Ergueu de súbito os olhos à janela da mulher dos ombros baixos, mas, o ônibus já havia partido, talvez há muito tempo. Que sentimento era aquele? “De qualquer forma, que seja!” Ela já havia perdido, mais uma vez, a inspiração que a fizeram abrir o bloquinho. Guardou tudo na bolsa e pegou o cigarro dentro na cigarreira de alumínio. Hesitou. “Já estou farta dessa imagem.” Fechou a bolsa com tudo seguro lá dentro, suas coisas ultrapassadas pelo tempo.
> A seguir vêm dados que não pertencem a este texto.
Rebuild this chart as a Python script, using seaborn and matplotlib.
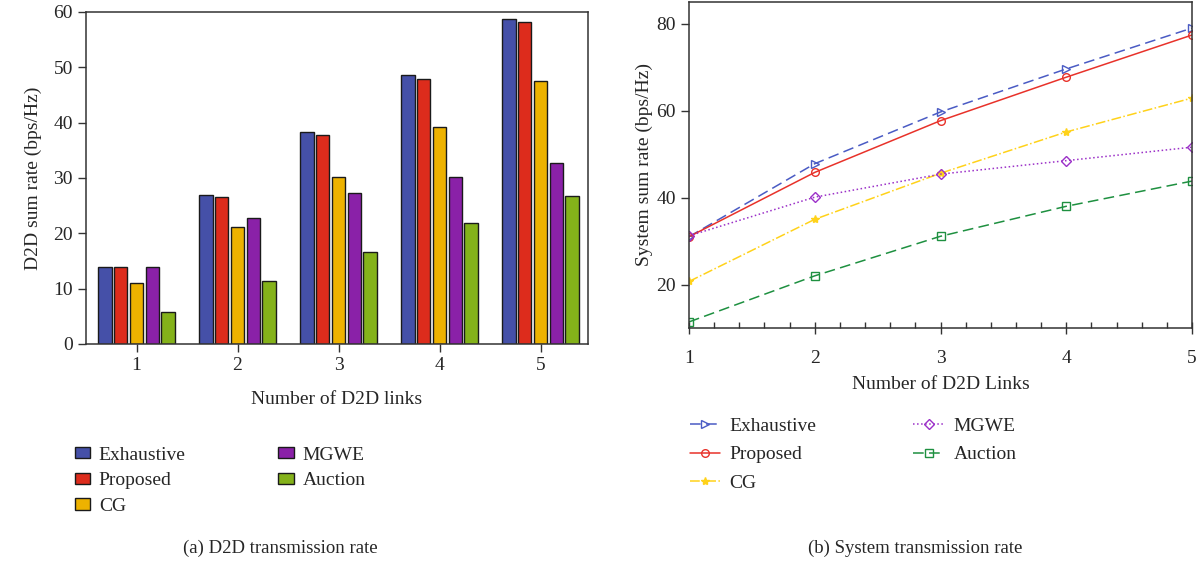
import numpy as np
import pandas as pd
import seaborn as sns
import matplotlib.pyplot as plt
from matplotlib.ticker import MultipleLocator

# Data
links = [1, 2, 3, 4, 5]
schemes = ['Exhaustive', 'Proposed', 'CG', 'MGWE', 'Auction']

d2d_exhaustive = [14.0, 27.0, 38.3, 48.7, 58.7]
d2d_proposed = [14.0, 26.5, 37.7, 47.9, 58.2]
d2d_cg = [11.0, 21.1, 30.1, 39.3, 47.6]
d2d_mgwe = [14.0, 22.8, 27.3, 30.1, 32.7]
d2d_auction = [5.8, 11.3, 16.6, 21.8, 26.7]

sys_exhaustive = [31.0, 47.8, 59.7, 69.6, 79.0]
sys_proposed = [31.0, 45.8, 57.7, 67.7, 77.4]
sys_cg = [20.7, 35.0, 45.6, 55.1, 62.9]
sys_mgwe = [31.2, 40.1, 45.4, 48.5, 51.6]
sys_auction = [11.4, 22.0, 31.1, 38.0, 43.8]

bar_colors = ['#4550A8', '#DD2C1C', '#EDB200', '#8A21A8', '#84B21A']
line_colors = ['#4A5BC4', '#E8322A', '#FFD21A', '#9B30C8', '#1E9040']
line_styles = [(0, (7, 3.5)), '-', '-.', ':', (0, (7, 3.5))]
line_markers = ['>', 'o', '*', 'D', 's']

sns.set_style('white')
plt.rcParams['font.family'] = ['Liberation Serif', 'DejaVu Serif']

fig = plt.figure(figsize=(12.01, 5.65), dpi=100)
W, H = 1201, 565
ax1 = fig.add_axes([86 / W, 1 - 344 / H, 502 / W, 332 / H])
ax2 = fig.add_axes([689 / W, 1 - 328 / H, 503 / W, 326 / H])

# (a) bar chart
d2d = [d2d_exhaustive, d2d_proposed, d2d_cg, d2d_mgwe, d2d_auction]
df_bar = pd.DataFrame({
    'links': np.tile(links, len(schemes)),
    'rate': np.concatenate(d2d),
    'scheme': np.repeat(schemes, len(links)),
})
sns.barplot(data=df_bar, x='links', y='rate', hue='scheme', hue_order=schemes,
            palette=bar_colors, saturation=1, edgecolor='#1a1a1a', linewidth=1.0,
            width=0.78, gap=0.16, ax=ax1, legend=True)
ax1.set_xlim(-0.5, 4.47)
ax1.set_ylim(0, 60)
ax1.yaxis.set_major_locator(MultipleLocator(10))
ax1.set_xlabel('Number of D2D links', fontsize=14, labelpad=12)
ax1.set_ylabel('D2D sum rate (bps/Hz)', fontsize=14, labelpad=8)
h1, l1 = ax1.get_legend_handles_labels()
ax1.get_legend().remove()

# (b) line chart
sysr = [sys_exhaustive, sys_proposed, sys_cg, sys_mgwe, sys_auction]
for name, vals, c, ls, mk in zip(schemes, sysr, line_colors, line_styles, line_markers):
    sns.lineplot(x=links, y=vals, ax=ax2, color=c, linestyle=ls, linewidth=1.1,
                 marker=mk, markersize=5.5 if mk != '*' else 6,
                 markerfacecolor='none' if mk != '*' else c,
                 markeredgecolor=c, markeredgewidth=1.0, label=name)
ax2.set_xlim(1, 5)
ax2.set_ylim(10, 85)
ax2.xaxis.set_major_locator(MultipleLocator(1))
ax2.xaxis.set_minor_locator(MultipleLocator(0.2))
ax2.yaxis.set_major_locator(MultipleLocator(20))
ax2.set_xlabel('Number of D2D Links', fontsize=14, labelpad=6)
ax2.set_ylabel('System sum rate (bps/Hz)', fontsize=14, labelpad=2)
h2, l2 = ax2.get_legend_handles_labels()
ax2.get_legend().remove()

for ax in (ax1, ax2):
    for s in ax.spines.values():
        s.set_visible(True)
        s.set_color('#333333')
        s.set_linewidth(1.1)
    ax.tick_params(axis='both', which='major', direction='out', length=6,
                   width=1, color='#333333', labelsize=14, bottom=True, left=True)
ax2.tick_params(axis='x', which='major', direction='inout', length=8, pad=12)
ax2.tick_params(axis='x', which='minor', direction='in', length=4, width=1,
                color='#333333', bottom=True)

fig.legend(h1, l1, ncol=2, loc='upper left', bbox_to_anchor=(57 / W, 1 - 429 / H),
           frameon=False, fontsize=14, handlelength=0.8, handleheight=0.55,
           columnspacing=4.75, labelspacing=0.45, handletextpad=0.45)
fig.legend(h2, l2, ncol=2, loc='upper left', bbox_to_anchor=(672 / W, 1 - 400 / H),
           frameon=False, fontsize=14, handlelength=1.55,
           columnspacing=5.0, labelspacing=0.55, handletextpad=0.5)

fig.text(280 / W, 1 - 548 / H, '(a) D2D transmission rate', ha='center', va='center', fontsize=13.5)
fig.text(915 / W, 1 - 548 / H, '(b) System transmission rate', ha='center', va='center', fontsize=13.5)

fig.savefig('out.png', dpi=100)
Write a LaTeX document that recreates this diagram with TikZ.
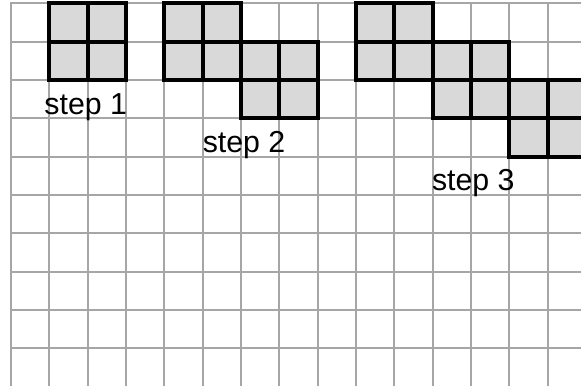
\documentclass[tikz,border=0pt]{standalone}
\usepackage{fontspec}
\setmainfont{Liberation Sans}
\tikzset{
  gridln/.style={draw=black!35,line width=1.5pt,line cap=rect},
  cell/.style={rectangle,draw=black,fill=black!15,line width=2.8pt,minimum size=1cm,inner sep=0pt},
  lbl/.style={anchor=base,font=\fontsize{22.5}{26}\selectfont,inner sep=0pt}
}
\begin{document}
\begin{tikzpicture}
\useasboundingbox (-0.287,0.086) rectangle (14.87,-9.958);
\clip (-0.287,0.086) rectangle (14.87,-9.958);
% background grid
\foreach \i in {0,...,15}{\draw[gridln] (\i,0) -- (\i,-10.5);}
\foreach \j in {0,...,10}{\draw[gridln] (0,-\j) -- (15.5,-\j);}
% step 1
\foreach \c/\r in {1/0,2/0,1/1,2/1}{\node[cell] (a\c\r) at (\c+0.5,-\r-0.5) {};}
% step 2
\foreach \c/\r in {4/0,5/0,4/1,5/1,6/1,7/1,6/2,7/2}{\node[cell] (b\c\r) at (\c+0.5,-\r-0.5) {};}
% step 3
\foreach \c/\r in {9/0,10/0,9/1,10/1,11/1,12/1,11/2,12/2,13/2,14/2,13/3,14/3}{\node[cell] (c\c\r) at (\c+0.5,-\r-0.5) {};}
% labels
\node[lbl] (s1) at (1.95,-2.89) {step 1};
\node[lbl] (s2) at (6.08,-3.9) {step 2};
\node[lbl] (s3) at (12.06,-4.89) {step 3};
\end{tikzpicture}
\end{document}
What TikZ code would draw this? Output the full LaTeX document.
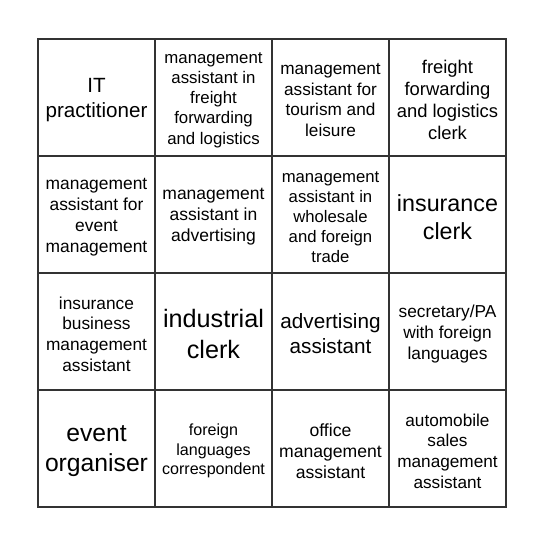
\documentclass[tikz,border=0pt]{standalone}
\usepackage{fontspec}
\setmainfont{Liberation Sans}
\newcommand{\fs}[1]{\fontsize{#1}{\the\dimexpr1.2\dimexpr#1pt\relax\relax}\selectfont}
\begin{document}
\begin{tikzpicture}[x=1pt,y=-1pt,
  gridline/.style={draw=black!80,line width=1.6pt},
  cell/.style={align=center,inner sep=0pt,text=black,yshift=-2.5pt}]
\useasboundingbox (0,0) rectangle (544,544);
\fill[white] (0,0) rectangle (544,544);
% row 1
\node[cell,font=\fs{20.6}] (c11) at (96.5,97.5) {IT\\practitioner};
\node[cell,font=\fs{16.8}] (c12) at (213.5,97.5) {management\\assistant in\\freight\\forwarding\\and logistics};
\node[cell,font=\fs{17.2}] (c13) at (330.5,97.5) {management\\assistant for\\tourism and\\leisure};
\node[cell,font=\fs{18.4}] (c14) at (447.5,97.5) {freight\\forwarding\\and logistics\\clerk};
% row 2
\node[cell,font=\fs{17.4}] (c21) at (96.5,214.5) {management\\assistant for\\event\\management};
\node[cell,font=\fs{17.5}] (c22) at (213.5,214.5) {management\\assistant in\\advertising};
\node[cell,font=\fs{16.7}] (c23) at (330.5,214.5) {management\\assistant in\\wholesale\\and foreign\\trade};
\node[cell,font=\fs{23.3}] (c24) at (447.5,214.5) {insurance\\clerk};
% row 3
\node[cell,font=\fs{17.3}] (c31) at (96.5,331.5) {insurance\\business\\management\\assistant};
\node[cell,font=\fs{25.2}] (c32) at (213.5,331.5) {industrial\\clerk};
\node[cell,font=\fs{20.7}] (c33) at (330.5,331.5) {advertising\\assistant};
\node[cell,font=\fs{17.3}] (c34) at (447.5,331.5) {secretary/PA\\with foreign\\languages};
% row 4
\node[cell,font=\fs{24.7}] (c41) at (96.5,448.5) {event\\organiser};
\node[cell,font=\fs{16.1}] (c42) at (213.5,448.5) {foreign\\languages\\correspondent};
\node[cell,font=\fs{17.6}] (c43) at (330.5,448.5) {office\\management\\assistant};
\node[cell,font=\fs{17.2}] (c44) at (447.5,448.5) {automobile\\sales\\management\\assistant};
% grid
\foreach \v in {155,272,389}{
  \draw[gridline] (\v,39) -- (\v,507);
  \draw[gridline] (38,\v+1) -- (506,\v+1);
}
\draw[gridline] (38,39) rectangle (506,507);
\end{tikzpicture}
\end{document}
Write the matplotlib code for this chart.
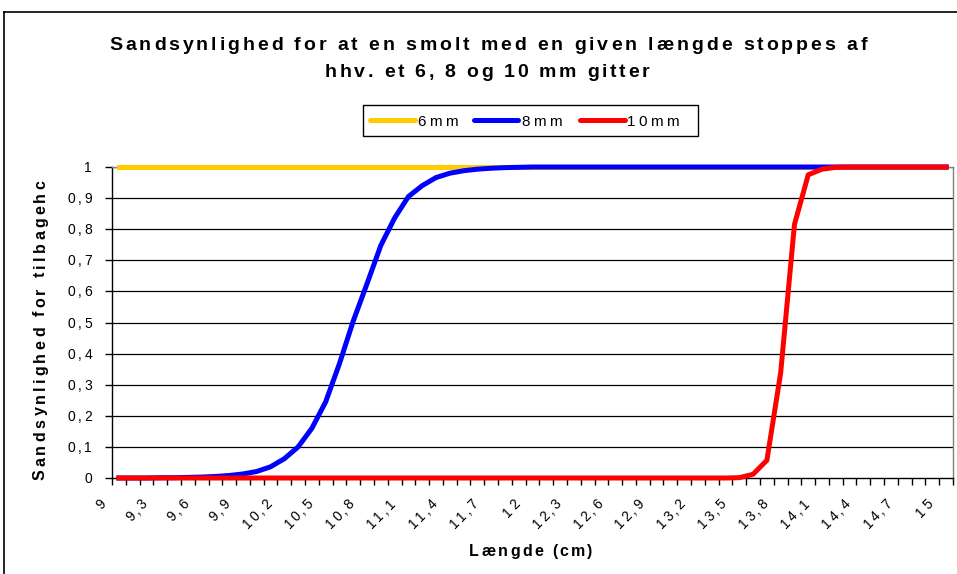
import numpy as np
import matplotlib
matplotlib.use('Agg')
import matplotlib.pyplot as plt
from matplotlib.font_manager import FontProperties, findfont, get_font
from matplotlib.transforms import IdentityTransform
from matplotlib.lines import Line2D
from matplotlib.patches import Rectangle

W, H, DPI = 957, 574, 100

# lengths (cm), one category per 0.1 cm
lengths = [9.0, 9.1, 9.2, 9.3, 9.4, 9.5, 9.6, 9.7, 9.8, 9.9,
           10.0, 10.1, 10.2, 10.3, 10.4, 10.5, 10.6, 10.7, 10.8, 10.9,
           11.0, 11.1, 11.2, 11.3, 11.4, 11.5, 11.6, 11.7, 11.8, 11.9,
           12.0, 12.1, 12.2, 12.3, 12.4, 12.5, 12.6, 12.7, 12.8, 12.9,
           13.0, 13.1, 13.2, 13.3, 13.4, 13.5, 13.6, 13.7, 13.8, 13.9,
           14.0, 14.1, 14.2, 14.3, 14.4, 14.5, 14.6, 14.7, 14.8, 14.9,
           15.0]

p_6mm = [1.0, 1.0, 1.0, 1.0, 1.0, 1.0, 1.0, 1.0, 1.0, 1.0,
         1.0, 1.0, 1.0, 1.0, 1.0, 1.0, 1.0, 1.0, 1.0, 1.0,
         1.0, 1.0, 1.0, 1.0, 1.0, 1.0, 1.0, 1.0, 1.0, 1.0,
         1.0, 1.0, 1.0, 1.0, 1.0, 1.0, 1.0, 1.0, 1.0, 1.0,
         1.0, 1.0, 1.0, 1.0, 1.0, 1.0, 1.0, 1.0, 1.0, 1.0,
         1.0, 1.0, 1.0, 1.0, 1.0, 1.0, 1.0, 1.0, 1.0, 1.0,
         1.0]

p_8mm = [0.000, 0.000, 0.000, 0.001, 0.001, 0.002, 0.003, 0.005, 0.008, 0.013,
         0.021, 0.036, 0.062, 0.100, 0.160, 0.245, 0.368, 0.505, 0.625, 0.748,
         0.836, 0.905, 0.940, 0.966, 0.980, 0.988, 0.993, 0.996, 0.998, 0.999,
         1.0, 1.0, 1.0, 1.0, 1.0, 1.0, 1.0, 1.0, 1.0, 1.0,
         1.0, 1.0, 1.0, 1.0, 1.0, 1.0, 1.0, 1.0, 1.0, 1.0,
         1.0, 1.0, 1.0, 1.0, 1.0, 1.0, 1.0, 1.0, 1.0, 1.0,
         1.0]

p_10mm = [0.0, 0.0, 0.0, 0.0, 0.0, 0.0, 0.0, 0.0, 0.0, 0.0,
          0.0, 0.0, 0.0, 0.0, 0.0, 0.0, 0.0, 0.0, 0.0, 0.0,
          0.0, 0.0, 0.0, 0.0, 0.0, 0.0, 0.0, 0.0, 0.0, 0.0,
          0.0, 0.0, 0.0, 0.0, 0.0, 0.0, 0.0, 0.0, 0.0, 0.0,
          0.0, 0.0, 0.0, 0.0, 0.0, 0.001, 0.012, 0.057, 0.338, 0.815,
          0.975, 0.993, 0.999, 1.0, 1.0, 1.0, 1.0, 1.0, 1.0, 1.0,
          1.0]

series_names = ['6mm', '8mm', '10mm']
series_colors = ['#FFCC00', '#0000FF', '#FF0000']
y_ticks = [0, 0.1, 0.2, 0.3, 0.4, 0.5, 0.6, 0.7, 0.8, 0.9, 1]

title_lines = ['Sandsynlighed for at en smolt med en given længde stoppes af',
               'hhv. et 6, 8 og 10 mm gitter']
x_title = 'Længde (cm)'
y_title = 'Sandsynlighed for tilbagehc'

fig = plt.figure(figsize=(W / DPI, H / DPI), dpi=DPI)
fig.patch.set_facecolor('white')


def spaced(x, y, s, size, gap, weight='normal', angle=0, ha='left'):
    # draw text char by char with extra tracking; x, y = baseline point in
    # pixels from the top-left corner
    prop = FontProperties(family='Liberation Sans', size=size, weight=weight)
    font = get_font(findfont(prop))
    font.set_size(size, DPI)
    adv = [font.load_char(ord(ch)).linearHoriAdvance / 65536 for ch in s]
    total = sum(adv) + gap * (len(s) - 1)
    c, sn = np.cos(np.radians(angle)), np.sin(np.radians(angle))
    pos = -{'left': 0, 'center': total / 2, 'right': total}[ha]
    for ch, a in zip(s, adv):
        fig.text(x + pos * c, (H - y) + pos * sn, ch, fontproperties=prop,
                 rotation=angle, rotation_mode='anchor', ha='left',
                 va='baseline', transform=IdentityTransform(), color='black')
        pos += a + gap


# plot area in pixels
left, right, top, bottom = 112, 953, 167, 478
ax = fig.add_axes([left / W, 1 - bottom / H, (right - left) / W, (bottom - top) / H])

xs = np.arange(len(lengths))
for vals, name, col in zip([p_6mm, p_8mm, p_10mm], series_names, series_colors):
    ax.plot(xs, vals, color=col, lw=3.6, label=name, clip_on=False, zorder=3)

ax.set_xlim(-0.5, len(lengths) - 0.5)
ax.set_ylim(0, 1)
ax.set_yticks(y_ticks)
ax.set_yticklabels([])
ax.set_xticks(np.arange(len(lengths) + 1) - 0.5)
ax.set_xticklabels([])
ax.tick_params(axis='both', direction='out', length=5, width=1, color='black')
for yv in y_ticks[1:]:
    ax.axhline(yv, color='black', lw=0.9, zorder=1)
for side in ['left', 'bottom']:
    ax.spines[side].set_color('black')
    ax.spines[side].set_linewidth(1.0)
for side in ['top', 'right']:
    ax.spines[side].set_color('#808080')
    ax.spines[side].set_linewidth(1.0)

# tick labels with decimal commas
to_px = ax.transData
for yv in y_ticks:
    py = H - to_px.transform((0, yv))[1]
    spaced(92, py + 5, '{:g}'.format(yv).replace('.', ','), 10, 2.8, ha='right')
for k in range(0, len(lengths), 3):
    px = to_px.transform((k, 0))[0]
    spaced(px - 12, 505, '{:g}'.format(lengths[k]).replace('.', ','), 10, 2.4,
           angle=45, ha='right')

# titles
spaced(488, 50, title_lines[0], 14, 2.9, weight='bold', ha='center')
spaced(487, 77, title_lines[1], 14, 2.7, weight='bold', ha='center')
spaced(531, 556, x_title, 11.5, 2.3, weight='bold', ha='center')
spaced(45, 480, y_title, 11.5, 3.3, weight='bold', angle=90)

# legend box
fig.patches.append(Rectangle((363 / W, 1 - 136 / H), 335 / W, 31 / H,
                             transform=fig.transFigure, facecolor='white',
                             edgecolor='black', lw=1.0))
for (x0, x1, tx), name, col in zip([(370, 415, 417), (474, 518, 521), (580, 625, 627)],
                                   series_names, series_colors):
    fig.lines.append(Line2D([x0 / W, x1 / W], [1 - 120 / H, 1 - 120 / H],
                            transform=fig.transFigure, color=col, lw=3.6,
                            solid_capstyle='round'))
    spaced(tx, 125.5, name, 11, 3.2)

# chart area border
fig.lines.append(Line2D([4 / W, 1], [1 - 12 / H, 1 - 12 / H],
                        transform=fig.transFigure, color='black', lw=1.2))
fig.lines.append(Line2D([4 / W, 4 / W], [0, 1 - 12 / H],
                        transform=fig.transFigure, color='black', lw=1.2))

fig.savefig('out.png', dpi=DPI)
Cruzou as pernas e pousou os dedos negros no joelho esperando com sua ansiedade invisível seu ônibus chegar.

quinta-feira, 24 de janeiro de 2013

Primeiro conceito de 2013

Adolescente, adulto, criança, jovem, velho: até o tempo tem seus rótulos.
E eu que não tenho idade pra nada, fico assim: indefinida.
Madura demais pra certas loucuras;
Inocente demais pra acreditar só no possível;
Jovem demais pra aceitar a rotina;
Velha demais pra apostar em revoluções;
Forte demais pra se entregar a morte assim tão cedo;
Frágil demais pra conter, por um segundo que for, as lágrimas eternas de quem há muito se perdeu.

segunda-feira, 21 de janeiro de 2013

Sobre o que é tolo

Gosto de escrever pelo prazer sutil de deslizar a caneta. Raspar o lápis no papel fazendo barulho de coisa séria. Um prazer tão próprio que às vezes tenho a gana de escrever de olhos fechados. Então tudo é bagunça por dentro e por fora.
E quando não se tem, nem se sabe o que escrever, mas brota esse desejo de brincar de escritor ... ah! É mais angustiante que noite de domingo depois da missa.
É uma vontade que deveria ter resolução própria, como a falta de ar, que se o ar falta, o corpo dana a respirar com mais força sem que se possa controlar.
O desejo de roçar a caneta no papel não se satisfaz se o fizermos sem direção. O atrito deve desenhar palavras e as palavras devem desenhar algo com a ousadia de ser dentro e fora do papel.
Vontade ingrata, que por mais satisfeita hora ou outra volta, como fome e sede que nem a morte alivia. Os crentes dos espíritos alimentam e embebedam seus mortos conforme a vossa vontade.
No pé do meu túmulo deixem sempre um papel e uma caneta. É o suficiente.